THE PROBLEM:
Gather up every line that includes the string "chart".

PROVIDED MATERIAL:
________________________
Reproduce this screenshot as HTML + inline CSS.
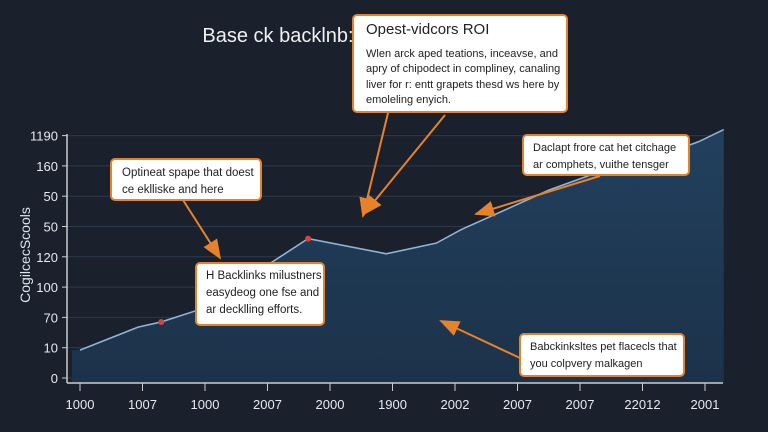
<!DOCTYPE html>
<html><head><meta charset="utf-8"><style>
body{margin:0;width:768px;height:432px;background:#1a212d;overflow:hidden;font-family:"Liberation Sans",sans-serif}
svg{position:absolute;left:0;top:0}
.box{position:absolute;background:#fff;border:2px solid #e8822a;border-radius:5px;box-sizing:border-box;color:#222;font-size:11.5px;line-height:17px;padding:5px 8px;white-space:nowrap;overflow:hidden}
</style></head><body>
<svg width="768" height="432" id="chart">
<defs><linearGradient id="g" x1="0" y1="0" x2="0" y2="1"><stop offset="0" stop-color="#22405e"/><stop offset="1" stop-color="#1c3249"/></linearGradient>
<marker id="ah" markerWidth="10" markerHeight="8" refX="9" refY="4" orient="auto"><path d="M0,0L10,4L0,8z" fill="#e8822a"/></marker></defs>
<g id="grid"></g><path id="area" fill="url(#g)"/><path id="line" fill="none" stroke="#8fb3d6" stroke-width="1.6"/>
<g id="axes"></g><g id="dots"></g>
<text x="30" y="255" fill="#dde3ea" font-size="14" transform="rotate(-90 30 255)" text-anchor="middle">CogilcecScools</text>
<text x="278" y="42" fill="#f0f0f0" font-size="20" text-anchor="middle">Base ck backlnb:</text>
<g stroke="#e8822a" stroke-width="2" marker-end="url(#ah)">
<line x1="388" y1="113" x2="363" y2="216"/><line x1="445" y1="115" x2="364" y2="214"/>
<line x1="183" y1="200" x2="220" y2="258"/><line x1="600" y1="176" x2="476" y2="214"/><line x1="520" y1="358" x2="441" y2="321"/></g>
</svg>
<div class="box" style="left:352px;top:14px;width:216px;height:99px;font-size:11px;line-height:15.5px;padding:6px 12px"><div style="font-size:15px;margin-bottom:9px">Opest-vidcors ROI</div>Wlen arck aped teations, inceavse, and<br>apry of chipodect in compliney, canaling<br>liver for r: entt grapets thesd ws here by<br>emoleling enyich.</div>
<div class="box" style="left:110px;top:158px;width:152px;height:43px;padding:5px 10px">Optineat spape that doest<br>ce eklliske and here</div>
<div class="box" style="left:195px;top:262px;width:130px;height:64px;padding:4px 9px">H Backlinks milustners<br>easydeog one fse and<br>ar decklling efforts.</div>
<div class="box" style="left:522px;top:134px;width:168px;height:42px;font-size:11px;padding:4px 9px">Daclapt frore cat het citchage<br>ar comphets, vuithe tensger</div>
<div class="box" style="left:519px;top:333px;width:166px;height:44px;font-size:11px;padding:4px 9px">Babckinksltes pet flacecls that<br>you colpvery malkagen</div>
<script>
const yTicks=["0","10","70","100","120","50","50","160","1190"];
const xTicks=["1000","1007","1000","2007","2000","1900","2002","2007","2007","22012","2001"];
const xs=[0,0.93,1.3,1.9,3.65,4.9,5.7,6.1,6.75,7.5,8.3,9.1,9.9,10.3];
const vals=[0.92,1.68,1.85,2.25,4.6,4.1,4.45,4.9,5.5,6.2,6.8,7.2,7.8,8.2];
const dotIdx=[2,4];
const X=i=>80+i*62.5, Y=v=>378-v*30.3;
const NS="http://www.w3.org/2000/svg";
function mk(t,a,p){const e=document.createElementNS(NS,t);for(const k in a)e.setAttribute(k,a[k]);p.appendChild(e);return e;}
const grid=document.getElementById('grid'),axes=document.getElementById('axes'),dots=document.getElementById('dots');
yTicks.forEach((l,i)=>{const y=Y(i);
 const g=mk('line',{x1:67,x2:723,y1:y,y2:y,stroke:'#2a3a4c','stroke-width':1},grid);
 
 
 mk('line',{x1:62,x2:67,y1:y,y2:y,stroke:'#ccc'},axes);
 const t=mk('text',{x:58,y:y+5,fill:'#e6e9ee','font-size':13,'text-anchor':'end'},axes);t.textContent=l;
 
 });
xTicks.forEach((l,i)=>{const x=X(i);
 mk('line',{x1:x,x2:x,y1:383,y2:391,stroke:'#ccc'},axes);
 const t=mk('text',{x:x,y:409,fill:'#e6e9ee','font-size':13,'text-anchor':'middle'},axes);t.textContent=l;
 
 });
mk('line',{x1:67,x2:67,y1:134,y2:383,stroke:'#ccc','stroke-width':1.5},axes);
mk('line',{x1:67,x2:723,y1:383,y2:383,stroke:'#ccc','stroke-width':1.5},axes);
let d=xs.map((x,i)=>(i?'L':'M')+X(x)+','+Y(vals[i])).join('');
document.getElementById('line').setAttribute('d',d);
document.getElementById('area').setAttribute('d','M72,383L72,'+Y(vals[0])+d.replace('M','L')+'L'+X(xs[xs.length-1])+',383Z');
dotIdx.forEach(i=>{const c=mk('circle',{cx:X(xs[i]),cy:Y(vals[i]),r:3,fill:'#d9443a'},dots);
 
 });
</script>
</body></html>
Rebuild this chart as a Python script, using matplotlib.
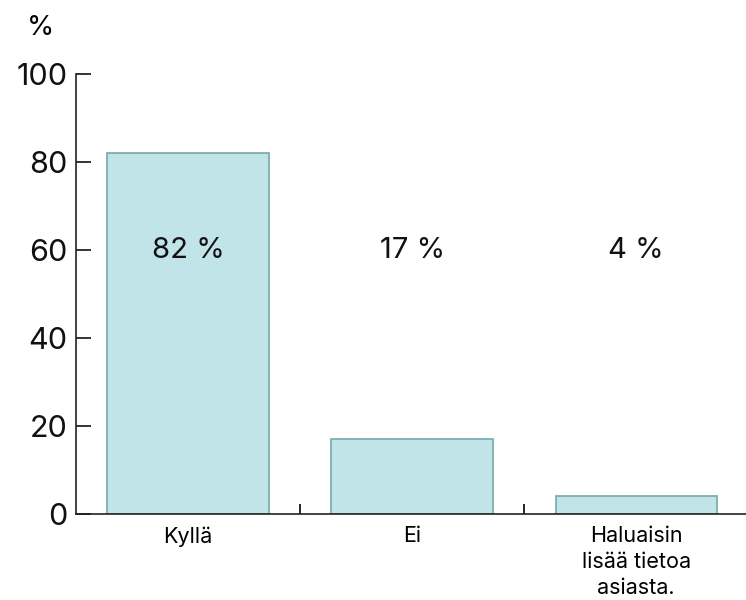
________________________
ANSWER TO THIS TASK:
<svg width="768" height="432" id="chart">
Rebuild this chart as a Python script, using matplotlib.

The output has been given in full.